Les séjours à Paris étaient brefs. On revenait à la Chapelle, où cette intelligence déjà développée trouvait ses grandes distractions dans l’étude. Thérèse ne lisait en français que les classiques et les historiens. Mais, sous la direction de son institutrice, elle abordait poètes et prosateurs anglais dont elle apprenait par cœur de longs morceaux choisis, ce qui lui valut quarante ans après cette exclamation étonnée d’un des essayistes les plus distingués des États-Unis, O. Wendell Holmes. — « Vous citez Shakspeare !… « — Shakspeare, continue Mme Bentzon, m’est resté familier autant que Corneille et Racine. Je crois même qu’aucun héros de tragédie ne m’a passionnée au même degré que Brutus et Hamlet… Quelque influence que dût, par la suite, prendre sur moi notre grand xviie siècle, notre xviiie si incomparablement riche, je ne fus jamais infidèle à ma seconde patrie intellectuelle ».

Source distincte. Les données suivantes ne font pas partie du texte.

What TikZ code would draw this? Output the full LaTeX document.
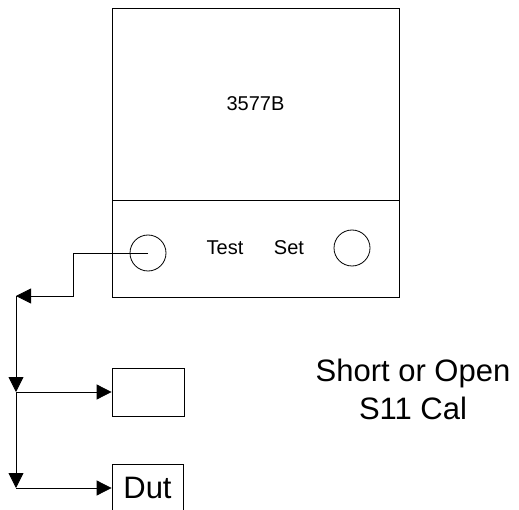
\documentclass[tikz,border=0pt]{standalone}
\usepackage{fontspec}
\setmainfont{Liberation Sans}
\usetikzlibrary{arrows.meta,positioning}

\tikzset{
  box/.style={draw,rectangle,inner sep=0pt},
  port/.style={draw,circle,minimum size=36pt,inner sep=0pt},
  bigtext/.style={font=\fontsize{31}{38}\selectfont}
}

\begin{document}
\begin{tikzpicture}[x=1pt,y=-1pt,>={Triangle[length=15pt,width=15pt]},
  line width=0.8pt,font=\fontsize{20}{24}\selectfont]
\clip (0,0) rectangle (519,510);
% analyser
\node[box,minimum width=287pt,minimum height=192pt] (screen) at (255.5,104) {3577B};
\node[box,minimum width=287pt,minimum height=97pt,below=0pt of screen] (panel) {};
\node[port] (test) at (148,253) {};
\node[port] (set) at (352,248) {};
\node (testlbl) at (225,248) {Test};
\node (setlbl) at (289,248) {Set};
% standard and device
\node[box,minimum width=72pt,minimum height=48pt] (std) at (148,392) {};
\node[box,bigtext,minimum width=71pt,minimum height=48pt] (dut) at (147.5,488) {Dut};
\node[bigtext,align=center] (cal) at (413,389) {Short or Open\\S11 Cal};
% cable
\coordinate (bend) at (73,296);
\coordinate (split) at (16,296);
\coordinate (tap1) at (16,392);
\coordinate (tap2) at (16,488);
\draw[->] (test.center) -| (bend) -- (split);
\draw[->] (split) -- (tap1);
\draw[->] (tap1) -- (tap2);
\draw[->] (tap1) -- (std.west);
\draw[->] (tap2) -- (dut.west);
\end{tikzpicture}
\end{document}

À cette romancière en germe, on ne permettait guère que les romans de Walter-Scott, qui la ravissaient comme jadis les contes de Fées. Un exemplaire de Waverley labouré de coups d’ongles impatients aux passages en dialecte écossais lui resta toujours comme relique de ce passé heureux. — « Car la vie est bien moins dans les événements grands ou petits de notre existence que dans les impressions fortes qui, une fois reçues, ne s’effacent jamais, et qui, un demi-siècle après, ramènent soudain à notre mémoire, avec un écho de génie, tout ce qu’une première fois ce même génie éveilla en nous d’idées nouvelles. Je la connais bien, cette sensation intense ; je la connais, je crois, davantage à mesure que je vieillis. Une bouffée de printemps passe au plus profond de nous-mêmes, imprégnée de beaux vers d’une belle pensée ; notre jeunesse est évoquée en même temps que l’aspect du vieux livre sur lequel une figure aimée se penchait avec la nôtre ; tout cela rapide comme la palpitation même du cœur qui goûte ce qui est immortel ».

  1. Mlle Olga de la Vaissière, Conférence du Lycéum club 1907.
  2. Tous les passages cités dans ce chapitre et le suivant sont extraits des Souvenirs inédits.